= AIM OF THE TASK =
Every line that contains "image" counts once; give the total number of such lines, with no other words.

= TASK INPUTS =
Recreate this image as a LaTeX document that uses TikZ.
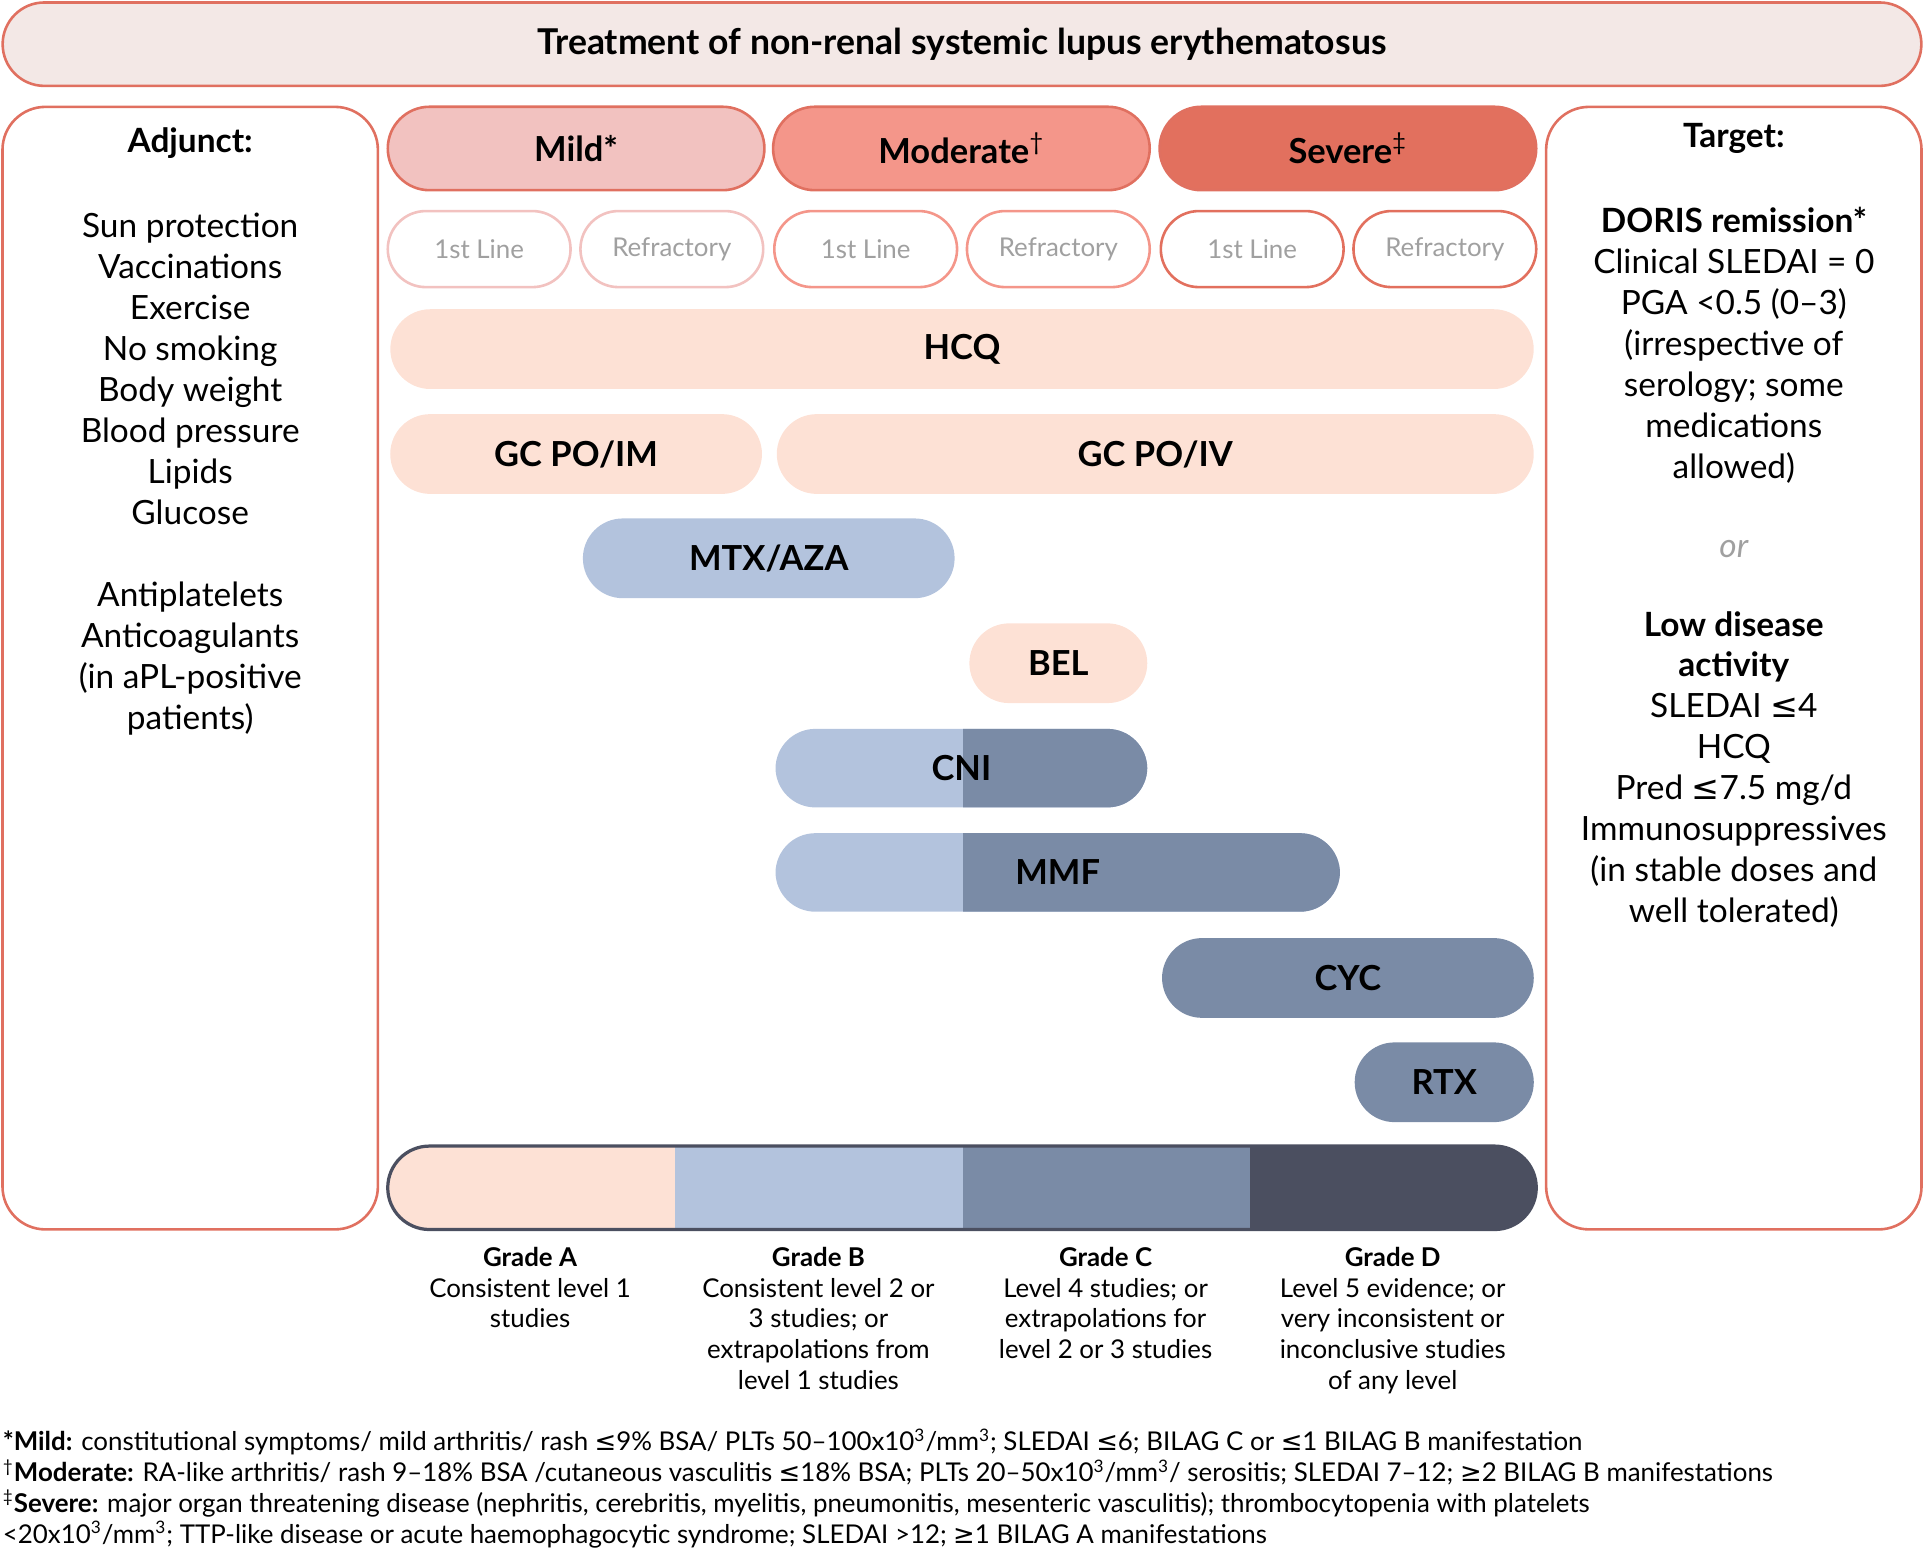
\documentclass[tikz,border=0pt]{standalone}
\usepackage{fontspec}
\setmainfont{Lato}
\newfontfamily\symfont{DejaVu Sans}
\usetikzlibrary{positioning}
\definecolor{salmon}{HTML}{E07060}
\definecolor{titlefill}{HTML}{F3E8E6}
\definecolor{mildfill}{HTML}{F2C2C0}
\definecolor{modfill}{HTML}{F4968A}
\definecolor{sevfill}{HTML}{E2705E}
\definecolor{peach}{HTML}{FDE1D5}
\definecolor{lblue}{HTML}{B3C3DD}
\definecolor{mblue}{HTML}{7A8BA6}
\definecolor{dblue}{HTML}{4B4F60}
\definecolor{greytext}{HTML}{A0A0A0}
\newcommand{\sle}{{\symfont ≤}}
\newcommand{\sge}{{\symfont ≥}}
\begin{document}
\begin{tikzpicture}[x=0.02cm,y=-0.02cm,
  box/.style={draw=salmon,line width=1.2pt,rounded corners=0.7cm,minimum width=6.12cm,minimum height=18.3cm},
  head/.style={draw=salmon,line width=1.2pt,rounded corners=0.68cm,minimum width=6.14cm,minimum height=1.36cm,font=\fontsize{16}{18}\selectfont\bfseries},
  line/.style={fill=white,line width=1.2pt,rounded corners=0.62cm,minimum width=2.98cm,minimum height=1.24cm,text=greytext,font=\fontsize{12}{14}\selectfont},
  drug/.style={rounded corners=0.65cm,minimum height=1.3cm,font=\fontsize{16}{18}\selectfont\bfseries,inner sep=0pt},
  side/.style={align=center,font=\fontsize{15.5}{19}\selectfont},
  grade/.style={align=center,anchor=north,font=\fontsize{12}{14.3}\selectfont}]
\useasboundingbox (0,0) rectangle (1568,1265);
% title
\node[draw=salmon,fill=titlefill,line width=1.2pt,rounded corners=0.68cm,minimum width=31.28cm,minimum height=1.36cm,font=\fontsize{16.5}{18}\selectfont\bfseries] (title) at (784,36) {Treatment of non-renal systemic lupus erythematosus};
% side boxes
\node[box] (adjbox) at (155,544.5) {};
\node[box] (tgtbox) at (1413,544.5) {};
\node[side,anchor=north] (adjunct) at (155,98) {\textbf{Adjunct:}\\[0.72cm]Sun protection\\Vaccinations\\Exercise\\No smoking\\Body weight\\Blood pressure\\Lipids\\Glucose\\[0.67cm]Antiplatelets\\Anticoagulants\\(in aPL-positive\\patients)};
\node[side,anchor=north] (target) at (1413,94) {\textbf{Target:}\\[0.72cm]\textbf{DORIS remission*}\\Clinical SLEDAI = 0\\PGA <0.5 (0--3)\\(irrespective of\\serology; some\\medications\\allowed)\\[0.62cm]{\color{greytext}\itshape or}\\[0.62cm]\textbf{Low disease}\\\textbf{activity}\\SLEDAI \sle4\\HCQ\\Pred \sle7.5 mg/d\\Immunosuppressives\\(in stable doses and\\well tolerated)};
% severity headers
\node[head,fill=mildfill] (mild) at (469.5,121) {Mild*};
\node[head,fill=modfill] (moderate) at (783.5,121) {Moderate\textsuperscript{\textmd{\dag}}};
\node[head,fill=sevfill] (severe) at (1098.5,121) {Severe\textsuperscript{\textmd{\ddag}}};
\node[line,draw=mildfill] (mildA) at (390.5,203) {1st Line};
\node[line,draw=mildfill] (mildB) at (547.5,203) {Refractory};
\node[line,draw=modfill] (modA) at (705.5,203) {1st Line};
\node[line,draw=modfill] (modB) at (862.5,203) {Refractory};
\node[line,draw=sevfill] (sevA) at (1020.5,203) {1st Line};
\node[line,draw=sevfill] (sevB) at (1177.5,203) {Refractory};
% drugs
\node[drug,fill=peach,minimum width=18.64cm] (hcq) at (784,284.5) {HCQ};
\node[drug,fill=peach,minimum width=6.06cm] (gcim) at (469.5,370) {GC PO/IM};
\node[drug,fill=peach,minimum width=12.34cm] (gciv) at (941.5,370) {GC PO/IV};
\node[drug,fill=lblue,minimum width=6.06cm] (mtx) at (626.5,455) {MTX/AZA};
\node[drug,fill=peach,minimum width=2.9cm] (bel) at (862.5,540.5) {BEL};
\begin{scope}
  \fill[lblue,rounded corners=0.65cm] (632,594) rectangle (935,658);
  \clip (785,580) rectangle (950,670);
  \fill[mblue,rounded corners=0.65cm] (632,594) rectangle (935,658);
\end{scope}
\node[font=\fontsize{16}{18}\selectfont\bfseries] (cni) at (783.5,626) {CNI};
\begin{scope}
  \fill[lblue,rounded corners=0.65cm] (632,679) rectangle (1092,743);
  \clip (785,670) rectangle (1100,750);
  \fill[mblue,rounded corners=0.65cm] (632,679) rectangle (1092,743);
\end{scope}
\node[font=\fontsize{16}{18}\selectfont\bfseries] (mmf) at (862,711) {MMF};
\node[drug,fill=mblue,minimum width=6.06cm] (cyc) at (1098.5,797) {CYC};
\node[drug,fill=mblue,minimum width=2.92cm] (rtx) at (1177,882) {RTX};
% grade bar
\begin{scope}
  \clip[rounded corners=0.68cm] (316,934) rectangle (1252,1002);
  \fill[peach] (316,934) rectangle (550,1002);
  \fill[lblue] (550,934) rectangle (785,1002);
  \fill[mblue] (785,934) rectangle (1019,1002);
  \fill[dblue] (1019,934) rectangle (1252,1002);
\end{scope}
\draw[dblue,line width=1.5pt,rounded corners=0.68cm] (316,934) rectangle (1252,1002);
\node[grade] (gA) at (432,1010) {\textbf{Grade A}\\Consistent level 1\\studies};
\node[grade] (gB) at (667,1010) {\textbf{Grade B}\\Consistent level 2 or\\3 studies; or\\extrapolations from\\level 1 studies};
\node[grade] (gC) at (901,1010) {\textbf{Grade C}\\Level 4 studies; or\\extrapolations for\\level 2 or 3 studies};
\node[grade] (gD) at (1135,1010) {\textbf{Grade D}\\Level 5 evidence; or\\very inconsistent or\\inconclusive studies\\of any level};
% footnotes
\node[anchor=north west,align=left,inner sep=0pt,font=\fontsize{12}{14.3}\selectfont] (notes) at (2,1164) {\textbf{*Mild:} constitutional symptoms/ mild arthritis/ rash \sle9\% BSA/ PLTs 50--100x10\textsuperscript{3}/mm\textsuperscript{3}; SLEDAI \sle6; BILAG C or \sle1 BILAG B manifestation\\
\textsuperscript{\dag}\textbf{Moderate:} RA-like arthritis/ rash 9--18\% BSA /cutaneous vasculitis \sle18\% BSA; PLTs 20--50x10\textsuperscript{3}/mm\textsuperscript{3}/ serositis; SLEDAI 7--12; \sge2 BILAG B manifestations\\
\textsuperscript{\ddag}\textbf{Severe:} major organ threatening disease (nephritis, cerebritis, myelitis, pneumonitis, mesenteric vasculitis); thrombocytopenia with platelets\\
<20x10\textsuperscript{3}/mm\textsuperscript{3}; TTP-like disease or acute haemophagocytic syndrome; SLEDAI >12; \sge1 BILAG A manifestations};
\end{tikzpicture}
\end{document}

* * *

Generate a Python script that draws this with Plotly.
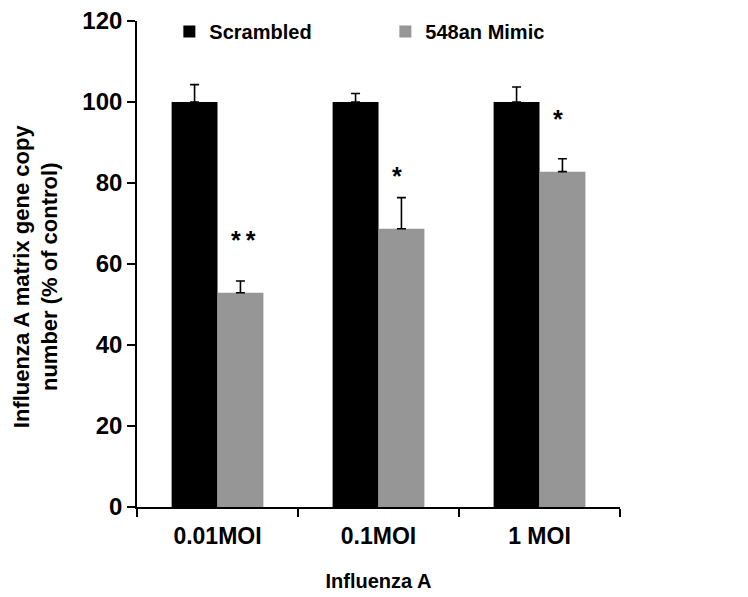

* * *

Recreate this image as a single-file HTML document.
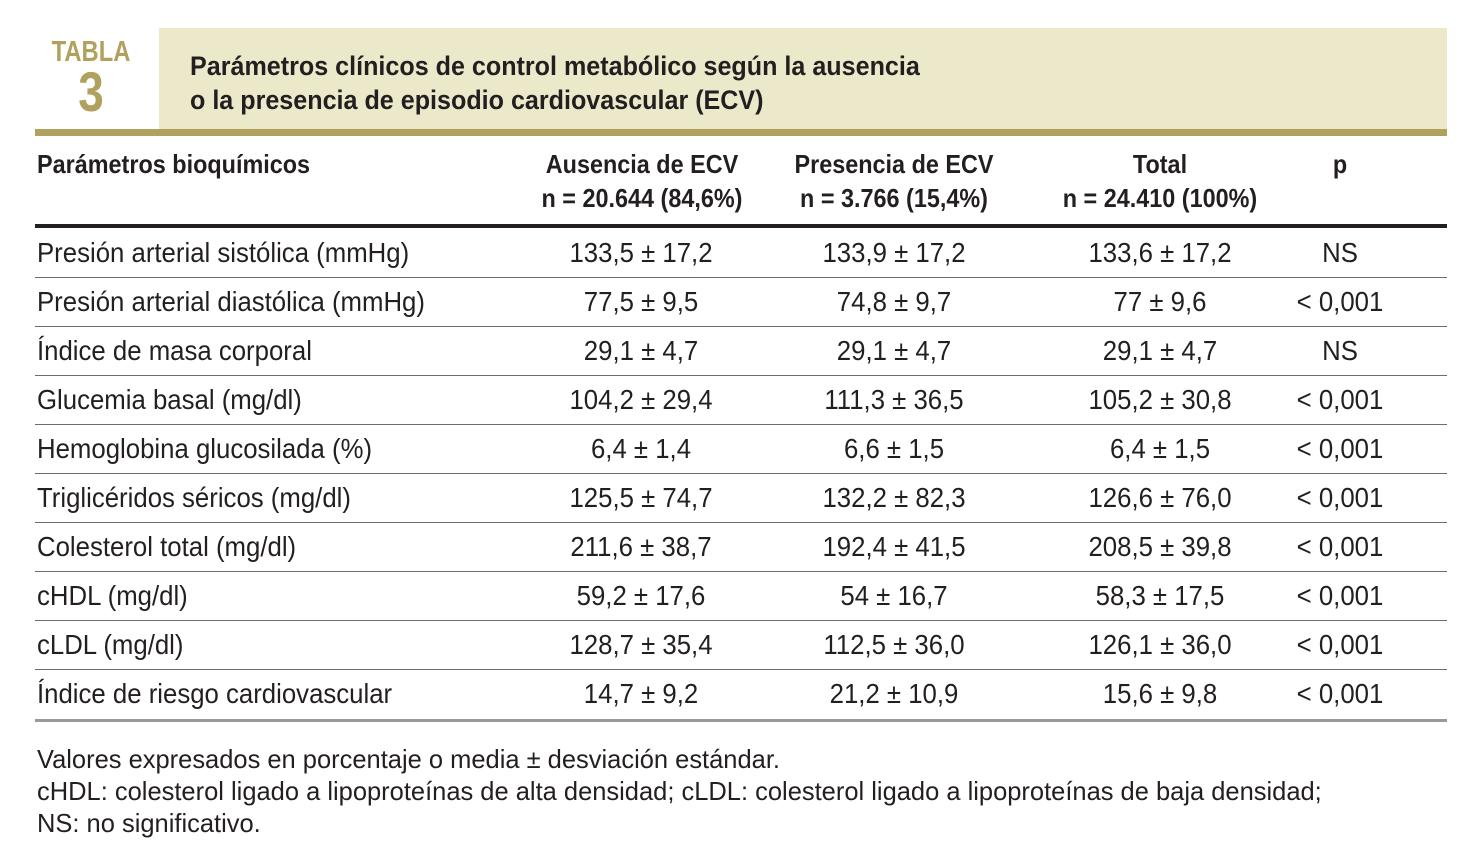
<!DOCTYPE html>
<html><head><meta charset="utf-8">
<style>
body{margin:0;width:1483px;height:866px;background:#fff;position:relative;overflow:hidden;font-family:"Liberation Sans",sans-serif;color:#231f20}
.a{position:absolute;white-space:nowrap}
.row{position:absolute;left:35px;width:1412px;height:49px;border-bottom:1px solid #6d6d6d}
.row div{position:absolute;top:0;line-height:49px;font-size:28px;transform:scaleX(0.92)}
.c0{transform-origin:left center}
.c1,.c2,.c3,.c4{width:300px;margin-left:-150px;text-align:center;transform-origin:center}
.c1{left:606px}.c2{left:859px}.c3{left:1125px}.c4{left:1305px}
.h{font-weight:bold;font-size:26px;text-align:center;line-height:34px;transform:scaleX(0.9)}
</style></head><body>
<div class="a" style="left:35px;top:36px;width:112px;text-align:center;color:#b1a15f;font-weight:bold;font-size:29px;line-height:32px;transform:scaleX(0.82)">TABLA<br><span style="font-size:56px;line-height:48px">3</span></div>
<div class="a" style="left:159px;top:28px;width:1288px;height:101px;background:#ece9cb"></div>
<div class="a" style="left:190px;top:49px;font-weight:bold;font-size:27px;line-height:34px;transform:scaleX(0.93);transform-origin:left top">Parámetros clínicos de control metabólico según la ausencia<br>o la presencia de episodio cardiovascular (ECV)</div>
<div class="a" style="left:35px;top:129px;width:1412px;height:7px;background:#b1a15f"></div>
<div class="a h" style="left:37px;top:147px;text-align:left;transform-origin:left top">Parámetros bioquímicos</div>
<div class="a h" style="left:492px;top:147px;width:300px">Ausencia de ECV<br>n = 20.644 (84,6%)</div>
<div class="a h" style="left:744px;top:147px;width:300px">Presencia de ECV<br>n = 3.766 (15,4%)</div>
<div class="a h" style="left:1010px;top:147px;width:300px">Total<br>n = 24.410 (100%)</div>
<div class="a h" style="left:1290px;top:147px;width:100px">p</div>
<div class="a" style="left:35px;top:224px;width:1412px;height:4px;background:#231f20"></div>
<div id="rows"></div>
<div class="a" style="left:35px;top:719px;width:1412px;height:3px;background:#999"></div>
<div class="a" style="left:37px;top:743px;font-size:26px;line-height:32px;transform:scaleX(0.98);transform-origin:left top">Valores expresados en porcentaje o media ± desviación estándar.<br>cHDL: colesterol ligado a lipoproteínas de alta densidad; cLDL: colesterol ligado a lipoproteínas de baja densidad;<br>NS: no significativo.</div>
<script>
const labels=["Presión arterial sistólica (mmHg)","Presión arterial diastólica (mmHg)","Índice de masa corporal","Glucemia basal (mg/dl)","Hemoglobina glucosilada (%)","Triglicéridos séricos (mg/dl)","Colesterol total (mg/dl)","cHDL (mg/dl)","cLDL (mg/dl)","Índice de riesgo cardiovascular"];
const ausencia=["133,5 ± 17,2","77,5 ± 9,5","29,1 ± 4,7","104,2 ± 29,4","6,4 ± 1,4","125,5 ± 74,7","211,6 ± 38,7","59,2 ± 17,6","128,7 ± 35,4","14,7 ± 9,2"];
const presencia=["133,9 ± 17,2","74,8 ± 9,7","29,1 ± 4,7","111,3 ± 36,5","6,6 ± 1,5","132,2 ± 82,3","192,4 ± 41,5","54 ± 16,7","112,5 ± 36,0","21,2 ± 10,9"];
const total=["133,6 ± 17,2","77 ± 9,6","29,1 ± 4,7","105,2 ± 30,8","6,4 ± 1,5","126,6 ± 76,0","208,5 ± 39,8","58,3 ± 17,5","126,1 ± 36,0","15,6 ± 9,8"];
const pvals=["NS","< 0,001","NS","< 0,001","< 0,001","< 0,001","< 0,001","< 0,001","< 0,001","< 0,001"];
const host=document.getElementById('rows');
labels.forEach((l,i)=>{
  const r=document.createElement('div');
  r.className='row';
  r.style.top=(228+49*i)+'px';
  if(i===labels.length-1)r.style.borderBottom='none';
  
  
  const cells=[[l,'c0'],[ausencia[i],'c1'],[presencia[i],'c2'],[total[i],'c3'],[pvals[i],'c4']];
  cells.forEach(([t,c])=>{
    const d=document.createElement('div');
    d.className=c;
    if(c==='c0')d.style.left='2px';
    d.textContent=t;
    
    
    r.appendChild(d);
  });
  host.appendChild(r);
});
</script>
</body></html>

= TASK RESPONSE =
2